To Alan Garber & John Manning:
As
a member of the law faculty (and, not for nothing, a professor of the
First Amendment), I am writing you to express my strong opposition to
any "settlement" with the Trump Administration. Harvard has been a
beacon for academic freedom, and that means that even if Harvard's
administration believes that it is getting a "good" deal, any "deal"
will be used to extort more concessions and destroy academic freedom
elsewhere. This is not how the leading US university should behave.
Moreover,
as every trade partner has seen—as Columbia University has seen—as the
recission package passed by Congress despite promises to the contrary
has shown--there are no "deals" with authoritarians of this stripe. This
administration is both unwilling and unable to keep its word. Russ
Vought and his ilk are not going to release money, and even if the money
previously owed is released without a court order, there will be more
demands and less money next time.
Instead,
the administration's acts against George Mason's faculty suggests that
individual professors are next, and our students are already at risk.
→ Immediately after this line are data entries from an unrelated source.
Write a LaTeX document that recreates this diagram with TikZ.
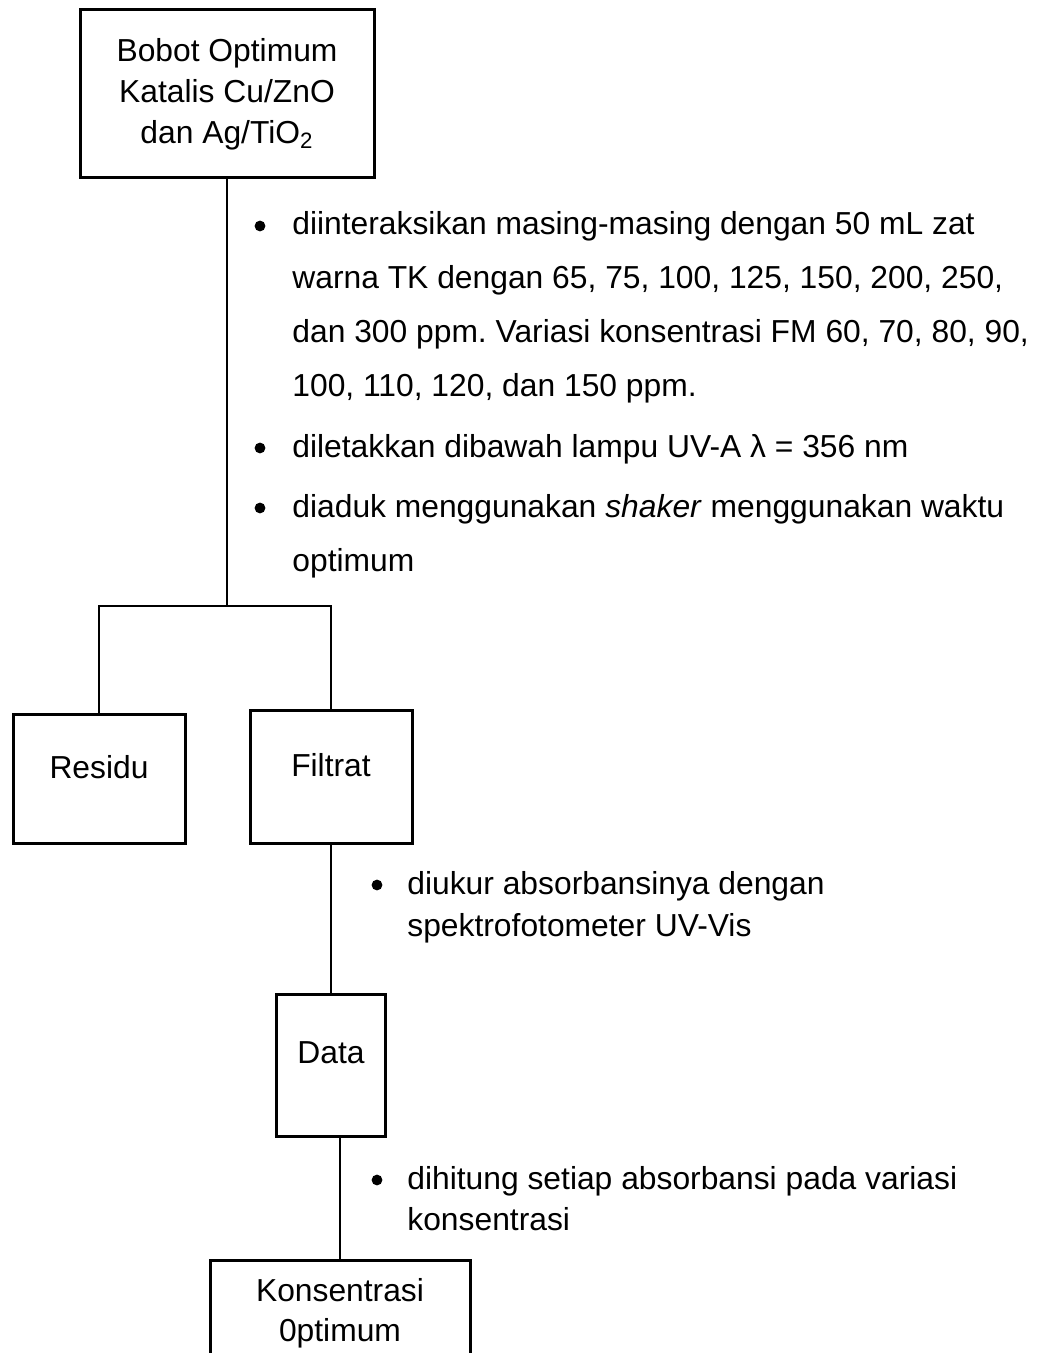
\documentclass[tikz,border=0pt]{standalone}
\usepackage{fontspec}
\setmainfont{Liberation Sans}
\newcommand{\stack}[1]{\begin{tabular}[t]{@{}l@{}}#1\end{tabular}}

\begin{document}
\frenchspacing
\begin{tikzpicture}[x=0.5pt, y=-0.5pt, font=\fontsize{15.9}{20}\selectfont,
    box/.style={draw, line width=1.5pt, align=center, inner sep=0pt},
    lifted/.style={box, text depth=12pt},
    link/.style={line width=0.75pt},
    dot/.style={circle, fill, inner sep=0pt, minimum size=5.4pt},
    note/.style={anchor=base west, inner sep=0pt}]
  \useasboundingbox (0,0) rectangle (1040,1353);
  \clip (0,0) rectangle (1040,1353);
  \node[box, minimum width=147pt, minimum height=84pt, font=\fontsize{15.9}{20.5}\selectfont] (bobot) at (227,94) {Bobot Optimum\\Katalis Cu/ZnO\\dan Ag/TiO\textsubscript{2}};
  \node[lifted, minimum width=86pt, minimum height=64.5pt] (residu) at (99,778.5) {Residu};
  \node[lifted, minimum width=81pt, minimum height=66.5pt] (filtrat) at (331,776.5) {Filtrat};
  \node[lifted, minimum width=54.5pt, minimum height=71pt] (data) at (331,1065) {Data};
  \node[box, minimum width=130pt, minimum height=53.5pt] (konsentrasi) at (340,1313.5) {Konsentrasi\\0ptimum};
  \coordinate (fork) at (227,606);
  \draw[link] (bobot.south) -- (fork);
  \draw[link] (residu.north) -- (residu.north |- fork) -- (filtrat.north |- fork) -- (filtrat.north);
  \draw[link] (filtrat.south) -- (data.north);
  \draw[link] (data.south -| konsentrasi.north) -- (konsentrasi.north);
  \node[dot] (dot1) at (260,226) {};
  \node[note, font=\fontsize{15.9}{27}\selectfont] (item1) at (292,235) {\stack{diinteraksikan masing-masing dengan 50 mL zat\\warna TK dengan 65, 75, 100, 125, 150, 200, 250,\\dan 300 ppm. Variasi konsentrasi FM 60, 70, 80, 90,\\100, 110, 120, dan 150 ppm.}};
  \node[dot] (dot2) at (260,448) {};
  \node[note] (item2) at (292,457) {diletakkan dibawah lampu UV-A λ = 356 nm};
  \node[dot] (dot3) at (260,508) {};
  \node[note, font=\fontsize{15.9}{27}\selectfont] (item3) at (292,517) {\stack{diaduk menggunakan \textit{shaker} menggunakan waktu\\optimum}};
  \node[dot] (dot4) at (377,885) {};
  \node[note, font=\fontsize{15.9}{21}\selectfont] (item4) at (407,894) {\stack{diukur absorbansinya dengan\\spektrofotometer UV-Vis}};
  \node[dot] (dot5) at (377,1180) {};
  \node[note, font=\fontsize{15.9}{20.5}\selectfont] (item5) at (407,1189) {\stack{dihitung setiap absorbansi pada variasi\\konsentrasi}};
\end{tikzpicture}
\end{document}
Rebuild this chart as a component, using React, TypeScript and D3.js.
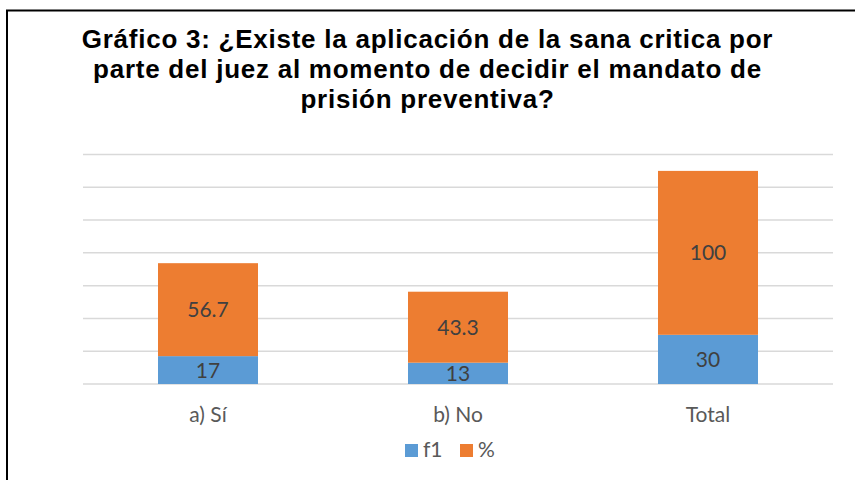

Protecting Harvard requires protecting its faculty and students from
government thought control. This cannot be accomplished merely by saying
in a statement that the university has retained academic freedom, if it
is accompanied by concessions to people who hate higher education and
want to destroy it. If you sign an agreement with these people, will
appointments and admissions be actually free to follow the pursuit of
academic excellence according to the law on the books? Or will a threat
hang over every decision? If you sign an agreement, will it still be
likely that you'll wake up to find that we can't have international
students any more until we do just one more thing to root out whatever
they've decided is too "woke"?
I
understand you must be under a huge amount of pressure. If the US does
not retain its democratic institutions, let it be without your consent
and with your resistance. If the US does survive as a democracy, we will
all remember what side Harvard was on.